# Two new prototype cubes



## feifucong (Jun 20, 2014)

These are two new prototype cubes I received several days ago. Everyone knows what they are, right?  

I'm quite satisfied with the new skewb and new pyraminx prototype. 

If everything goes on schedule, I believe the offical version of these two will come out soon.


----------



## maps600 (Jun 20, 2014)

Wow! I can't wait for the skewb!


----------



## Rocky0701 (Jun 20, 2014)

Awesome! Right when I ordered my first skewb, a LanLan yesterday though.


----------



## kcl (Jun 20, 2014)

Can we see the skewb mech?


----------



## megaminxwin (Jun 20, 2014)

Oh nice! Yay MoYu!

Also, your English is really good.


----------



## TeddyKGB (Jun 20, 2014)

Why aren't either of these a 5x5?


----------



## kcl (Jun 20, 2014)

TeddyKGB said:


> Why aren't either of these a 5x5?



Because skewb is the best <3


----------



## TheDubDubJr (Jun 20, 2014)

TeddyKGB said:


> Why aren't either of these a 5x5?



Needs Mour 6x6


----------



## TeddyKGB (Jun 20, 2014)

kclejeune said:


> Because skewb is the best <3





TheDubDubJr said:


> Needs Mour 6x6



You're both idiots!

Also, all three of us joined SS in March, just different years.

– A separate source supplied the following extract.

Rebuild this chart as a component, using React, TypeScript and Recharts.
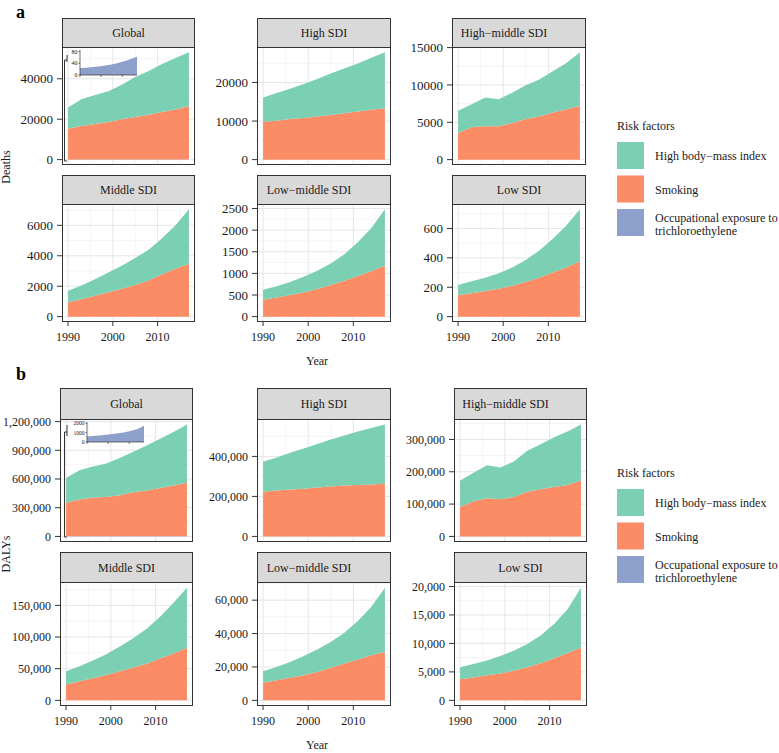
import { Area, AreaChart, CartesianGrid, XAxis, YAxis } from 'recharts';

const years = [1990, 1993, 1996, 1999, 2002, 2005, 2008, 2011, 2014, 2017];

// a: deaths
const deathsGlobalSmoking = [15300, 16600, 17600, 18600, 19900, 21100, 22200, 23500, 24800, 26500];
const deathsGlobalBmi = [10500, 13200, 14400, 15200, 17100, 19700, 21600, 23800, 25400, 26500];
const deathsGlobalTce = [24, 25, 27, 29, 32, 36, 41, 47, 54, 62];
const deathsHighSmoking = [9800, 10100, 10500, 10800, 11200, 11600, 12000, 12500, 12900, 13300];
const deathsHighBmi = [6300, 7200, 7900, 8800, 9700, 10700, 11600, 12400, 13500, 14500];
const deathsHighMidSmoking = [3580, 4330, 4460, 4460, 4900, 5440, 5790, 6320, 6760, 7200];
const deathsHighMidBmi = [2960, 3100, 3850, 3630, 4070, 4510, 4950, 5520, 6190, 7160];
const deathsMidSmoking = [950, 1150, 1380, 1600, 1830, 2080, 2380, 2780, 3150, 3480];
const deathsMidBmi = [750, 900, 1070, 1300, 1520, 1770, 2020, 2370, 2850, 3570];
const deathsLowMidSmoking = [390, 440, 500, 560, 640, 730, 830, 940, 1050, 1180];
const deathsLowMidBmi = [230, 260, 300, 360, 420, 500, 610, 780, 1000, 1300];
const deathsLowSmoking = [145, 160, 175, 190, 210, 235, 265, 300, 335, 378];
const deathsLowBmi = [70, 80, 90, 105, 125, 150, 185, 230, 285, 352];

// b: DALYs
const dalysGlobalSmoking = [350000, 385000, 405000, 410000, 430000, 460000, 480000, 505000, 530000, 560000];
const dalysGlobalBmi = [260000, 305000, 325000, 350000, 390000, 425000, 470000, 515000, 560000, 607000];
const dalysGlobalTce = [600, 650, 710, 780, 860, 950, 1060, 1200, 1400, 1750];
const dalysHighSmoking = [223000, 229000, 234000, 238000, 244000, 250000, 254000, 257000, 260000, 263000];
const dalysHighBmi = [150000, 166000, 184000, 202000, 218000, 235000, 251000, 268000, 282000, 296000];
const dalysHighMidSmoking = [91000, 109000, 118000, 115000, 122000, 138000, 146000, 153000, 159000, 173000];
const dalysHighMidBmi = [82000, 88000, 102000, 98000, 110000, 127000, 139000, 154000, 166000, 173000];
const dalysMidSmoking = [25000, 30000, 35000, 40000, 46000, 52000, 58000, 66000, 74000, 83000];
const dalysMidBmi = [21000, 24000, 28000, 33000, 39000, 46000, 55000, 66000, 80000, 95000];
const dalysLowMidSmoking = [10500, 12000, 13500, 15000, 17000, 19500, 22000, 24500, 27000, 29000];
const dalysLowMidBmi = [7000, 8000, 9500, 11500, 13500, 15500, 18500, 23000, 29000, 38500];
const dalysLowSmoking = [3700, 4000, 4400, 4700, 5200, 5800, 6500, 7400, 8300, 9300];
const dalysLowBmi = [2100, 2400, 2600, 3100, 3500, 4100, 4900, 6000, 7700, 10500];

const yearTicks = [1990, 2000, 2010];
const yearMinor = [1995, 2005, 2015];
const legendLabels = ['High body\u2212mass index', 'Smoking'];

const FONT = '"Liberation Serif", "Times New Roman", serif';
const GREEN = '#7BCFB2';
const ORANGE = '#FC8C65';
const PURPLE = '#8D9FCB';
const INK = '#1a1a1a';
const FRAME = '#333333';

type Facet = {
  title: string;
  smoking: number[];
  bmi: number[];
  tce?: number[];
  ticks: number[];
  shiftTitle?: boolean;
};

const facetsA: Facet[] = [
  { title: 'Global', smoking: deathsGlobalSmoking, bmi: deathsGlobalBmi, tce: deathsGlobalTce, ticks: [0, 20000, 40000] },
  { title: 'High SDI', smoking: deathsHighSmoking, bmi: deathsHighBmi, ticks: [0, 10000, 20000] },
  { title: 'High\u2212middle SDI', smoking: deathsHighMidSmoking, bmi: deathsHighMidBmi, ticks: [0, 5000, 10000, 15000], shiftTitle: true },
  { title: 'Middle SDI', smoking: deathsMidSmoking, bmi: deathsMidBmi, ticks: [0, 2000, 4000, 6000] },
  { title: 'Low\u2212middle SDI', smoking: deathsLowMidSmoking, bmi: deathsLowMidBmi, ticks: [0, 500, 1000, 1500, 2000, 2500], shiftTitle: true },
  { title: 'Low SDI', smoking: deathsLowSmoking, bmi: deathsLowBmi, ticks: [0, 200, 400, 600] },
];

const facetsB: Facet[] = [
  { title: 'Global', smoking: dalysGlobalSmoking, bmi: dalysGlobalBmi, tce: dalysGlobalTce, ticks: [0, 300000, 600000, 900000, 1200000] },
  { title: 'High SDI', smoking: dalysHighSmoking, bmi: dalysHighBmi, ticks: [0, 200000, 400000] },
  { title: 'High\u2212middle SDI', smoking: dalysHighMidSmoking, bmi: dalysHighMidBmi, ticks: [0, 100000, 200000, 300000], shiftTitle: true },
  { title: 'Middle SDI', smoking: dalysMidSmoking, bmi: dalysMidBmi, ticks: [0, 50000, 100000, 150000] },
  { title: 'Low\u2212middle SDI', smoking: dalysLowMidSmoking, bmi: dalysLowMidBmi, ticks: [0, 20000, 40000, 60000], shiftTitle: true },
  { title: 'Low SDI', smoking: dalysLowSmoking, bmi: dalysLowBmi, ticks: [0, 5000, 10000, 15000, 20000] },
];

type Box = { L: number; R: number; S: number; T: number; B: number };

// panel geometry (strip top S, plot top T, plot bottom B)
const colsA = [[62, 195], [257, 391], [452, 586]];
const rowsA = [[18, 47, 165], [175, 204, 322]];
const colsB = [[60, 193], [257, 391], [454, 587]];
const rowsB = [[388, 419, 542], [552, 582, 706]];

const boxes = (cols: number[][], rows: number[][]): Box[] =>
  rows.flatMap(([S, T, B]) => cols.map(([L, R]) => ({ L, R, S, T, B })));

const boxesA = boxes(colsA, rowsA);
const boxesB = boxes(colsB, rowsB);

const plain = (v: number) => String(v);
const comma = (v: number) => v.toLocaleString('en-US');

function Panel({ facet, box, bottom, fmt, yFont }: { facet: Facet; box: Box; bottom: boolean; fmt: (v: number) => string; yFont: number }) {
  const rows = years.map((year, i) => ({
    year,
    tce: facet.tce ? facet.tce[i] : 0,
    smoking: facet.smoking[i],
    bmi: facet.bmi[i],
  }));
  const max = Math.max(...rows.map((r) => r.tce + r.smoking + r.bmi));
  const lo = -0.05 * max;
  const hi = 1.05 * max;
  const step = facet.ticks[1] - facet.ticks[0];
  const minor = facet.ticks.map((t) => t + step / 2).filter((v) => v < hi);
  const yw = 64;
  const pad = 8;
  const xh = bottom ? 28 : 0;
  return (
    <div style={{ position: 'absolute', left: box.L - yw, top: box.T - pad }}>
      <AreaChart
        width={yw + box.R - box.L}
        height={pad + box.B - box.T + (bottom ? xh : pad)}
        data={rows}
        margin={{ top: pad, right: 0, bottom: bottom ? 0 : pad, left: 0 }}
      >
        <CartesianGrid horizontalValues={minor} verticalValues={yearMinor} stroke='#F1F1F1' strokeWidth={0.7} />
        <CartesianGrid horizontalValues={facet.ticks} verticalValues={yearTicks} stroke='#E6E6E6' strokeWidth={1} />
        <XAxis
          dataKey='year'
          type='number'
          domain={[1988.65, 2018.35]}
          ticks={yearTicks}
          interval={0}
          allowDataOverflow
          hide={!bottom}
          height={xh}
          axisLine={false}
          tickLine={{ stroke: FRAME }}
          tickSize={4}
          tickMargin={6}
          tick={{ fontSize: 12, fill: INK, fontFamily: FONT }}
        />
        <YAxis
          type='number'
          domain={[lo, hi]}
          ticks={facet.ticks}
          interval={0}
          allowDataOverflow
          width={yw}
          axisLine={false}
          tickLine={{ stroke: FRAME }}
          tickSize={5}
          tickMargin={4}
          tickFormatter={fmt}
          tick={{ fontSize: yFont, fill: INK, fontFamily: FONT }}
        />
        {facet.tce && (
          <Area type='linear' dataKey='tce' stackId='s' stroke='none' fill={PURPLE} fillOpacity={1} isAnimationActive={false} />
        )}
        <Area type='linear' dataKey='smoking' stackId='s' stroke='none' fill={ORANGE} fillOpacity={1} isAnimationActive={false} />
        <Area type='linear' dataKey='bmi' stackId='s' stroke='none' fill={GREEN} fillOpacity={1} isAnimationActive={false} />
      </AreaChart>
    </div>
  );
}

function Inset({ values, ticks, left, top, width, height, max, font }: { values: number[]; ticks: number[]; left: number; top: number; width: number; height: number; max: number; font: number }) {
  const rows = years.map((year, i) => ({ year, tce: values[i] }));
  const yw = 14;
  const pad = 4;
  return (
    <div style={{ position: 'absolute', left: left - yw, top: top - pad }}>
      <AreaChart width={yw + width} height={pad + height + 3} data={rows} margin={{ top: pad, right: 0, bottom: 0, left: 0 }}>
        <XAxis
          dataKey='year'
          type='number'
          domain={[1990, 2017]}
          ticks={yearTicks}
          interval={0}
          height={3}
          tickSize={2}
          tickFormatter={() => ''}
          axisLine={{ stroke: FRAME, strokeWidth: 0.7 }}
          tickLine={{ stroke: FRAME, strokeWidth: 0.7 }}
        />
        <YAxis
          type='number'
          domain={[0, max]}
          ticks={ticks}
          interval={0}
          width={yw}
          tickSize={1.5}
          tickMargin={1}
          axisLine={{ stroke: FRAME, strokeWidth: 0.7 }}
          tickLine={{ stroke: FRAME, strokeWidth: 0.7 }}
          tick={{ fontSize: font, fill: INK, fontFamily: FONT }}
        />
        <Area type='linear' dataKey='tce' stroke='none' fill={PURPLE} fillOpacity={1} isAnimationActive={false} />
      </AreaChart>
    </div>
  );
}

function Frames({ facets, boxes }: { facets: Facet[]; boxes: Box[] }) {
  return (
    <>
      {facets.map((f, i) => {
        const b = boxes[i];
        const cx = (b.L + b.R) / 2 - (f.shiftTitle ? 15 : 0);
        return (
          <g key={f.title + i}>
            <rect x={b.L + 0.5} y={b.S + 0.5} width={b.R - b.L - 1} height={b.T - b.S} fill='#D9D9D9' stroke={FRAME} strokeWidth={1} />
            <text x={cx} y={(b.S + b.T) / 2 + 4.5} textAnchor='middle' fontSize={12} fill={INK}>
              {f.title}
            </text>
            <rect x={b.L + 0.5} y={b.T + 0.5} width={b.R - b.L - 1} height={b.B - b.T - 1} fill='none' stroke={FRAME} strokeWidth={1} />
          </g>
        );
      })}
    </>
  );
}

function Legend({ top }: { top: number }) {
  const colors = [GREEN, ORANGE, PURPLE];
  return (
    <g>
      <text x={617} y={top + 4} fontSize={12} fill={INK}>Risk factors</text>
      {colors.map((c, i) => (
        <rect key={c} x={617} y={top + 16 + i * 33.5} width={27} height={27} fill={c} />
      ))}
      {legendLabels.map((t, i) => (
        <text key={t} x={655} y={top + 34 + i * 33.5} fontSize={12} fill={INK}>{t}</text>
      ))}
      <text x={655} y={top + 96} fontSize={12} fill={INK}>Occupational exposure to</text>
      <text x={655} y={top + 109} fontSize={12} fill={INK}>trichloroethylene</text>
    </g>
  );
}

export default function App() {
  return (
    <div style={{ position: 'absolute', left: 0, top: 0, width: 779, height: 753, background: '#fff', fontFamily: FONT, overflow: 'hidden' }}>
      {facetsA.map((f, i) => (
        <Panel key={'a' + i} facet={f} box={boxesA[i]} bottom={i >= 3} fmt={plain} yFont={13} />
      ))}
      {facetsB.map((f, i) => (
        <Panel key={'b' + i} facet={f} box={boxesB[i]} bottom={i >= 3} fmt={comma} yFont={12} />
      ))}
      <Inset values={deathsGlobalTce} ticks={[0, 40, 80]} left={80} top={50} width={57} height={25} max={85} font={6} />
      <Inset values={dalysGlobalTce} ticks={[0, 1000, 2000]} left={87} top={422} width={57} height={20} max={2150} font={5.5} />
      <svg width={779} height={753} style={{ position: 'absolute', left: 0, top: 0, pointerEvents: 'none', fontFamily: FONT }}>
        <Frames facets={facetsA} boxes={boxesA} />
        <Frames facets={facetsB} boxes={boxesB} />
        <path d='M67,55 L67,62 M67,60 L64.5,60 L64.5,161 L67,161' stroke={FRAME} strokeWidth={1} fill='none' />
        <path d='M67,425 L67,436 M67,432 L64.5,432 L64.5,537 L67,537' stroke={FRAME} strokeWidth={1} fill='none' />
        <text x={16} y={18} fontSize={18} fontWeight='bold' fill='#000'>a</text>
        <text x={16} y={380} fontSize={18} fontWeight='bold' fill='#000'>b</text>
        <text x={10} y={167} fontSize={12} fill={INK} textAnchor='middle' transform='rotate(-90 10 167)'>Deaths</text>
        <text x={10} y={554} fontSize={12} fill={INK} textAnchor='middle' transform='rotate(-90 10 554)'>DALYs</text>
        <text x={317} y={365} fontSize={12} fill={INK} textAnchor='middle'>Year</text>
        <text x={317} y={749} fontSize={12} fill={INK} textAnchor='middle'>Year</text>
        <Legend top={126} />
        <Legend top={473} />
      </svg>
    </div>
  );
}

Last but not least, Walker, your sig is fantastic...


----------



## Tim Major (Jun 20, 2014)

TeddyKGB said:


> Why aren't either of these a 5x5?



Modded SS 5x5 is amazing
Modded SS Pyra is decent
Modded LanLan Skewb is ok-decent

So IMO Skewb>Pyra>5x5 priority.


----------



## karrot321 (Jun 20, 2014)

really looking forward to the skewb!


----------



## Antonie faz fan (Jun 20, 2014)

Looking forward for these cubes!


----------



## tx789 (Jun 20, 2014)

Good to see these. I'd like to get both.


----------



## SweetSolver (Jun 20, 2014)

I'm sure both of them will be great, but I'm really looking forward to getting a better look at the Skewb


----------



## Michael Womack (Jun 20, 2014)

Why is the Skewb prototype Blue?


----------



## mns112 (Jun 20, 2014)

Michael Womack said:


> Why is the Skewb prototype Blue?



I was thinking about the same thing


----------



## Michael Womack (Jun 20, 2014)

Another thing can you show us what they look like on the inside? It's fine if you can't right now.


----------



## AlexMaass (Jun 20, 2014)

Yay new pyraminx, I will be getting both the skewb and pyraminx. :3


----------



## DeeDubb (Jun 20, 2014)

TeddyKGB said:


> You're both idiots!
> 
> Also, all three of us joined SS in March, just different years.
> 
> Last but not least, Walker, your sig is fantastic...



March club, unite!


----------



## WinterCub3r (Jun 21, 2014)

I've been waiting to get a skewb for this reason. Can't wait.


----------



## Michael Womack (Jun 28, 2014)

Whats the current status of these puzzles?


----------



## yoinneroid (Jun 29, 2014)

Michael Womack said:


> Whats the current status of these puzzles?



still prototype
my guess is they are in the pipeline after the 765, or 756, i dunno, there could be non-wca puzzzles in between those btw


----------



## Michael Womack (Jun 29, 2014)

yoinneroid said:


> still prototype
> my guess is they are in the pipeline after the 765, or 756, i dunno, there could be non-wca puzzzles in between those btw



ok thanks.


----------



## Rocky0701 (Jun 29, 2014)

Tim Major said:


> Modded SS 5x5 is amazing
> Modded SS Pyra is decent
> Modded LanLan Skewb is ok-decent
> 
> So IMO Skewb>Pyra>5x5 priority.


6x6 should be about even with skewb though.


----------



## AlexTheEmperor (Jun 29, 2014)

The gaps between the pieces look a little large for what is normal. Is this due to a trend of puzzle manufacturers to make the pieces more rounded, such as with the aolong, or is it just because the puzzle is partly assembled or something like that?


----------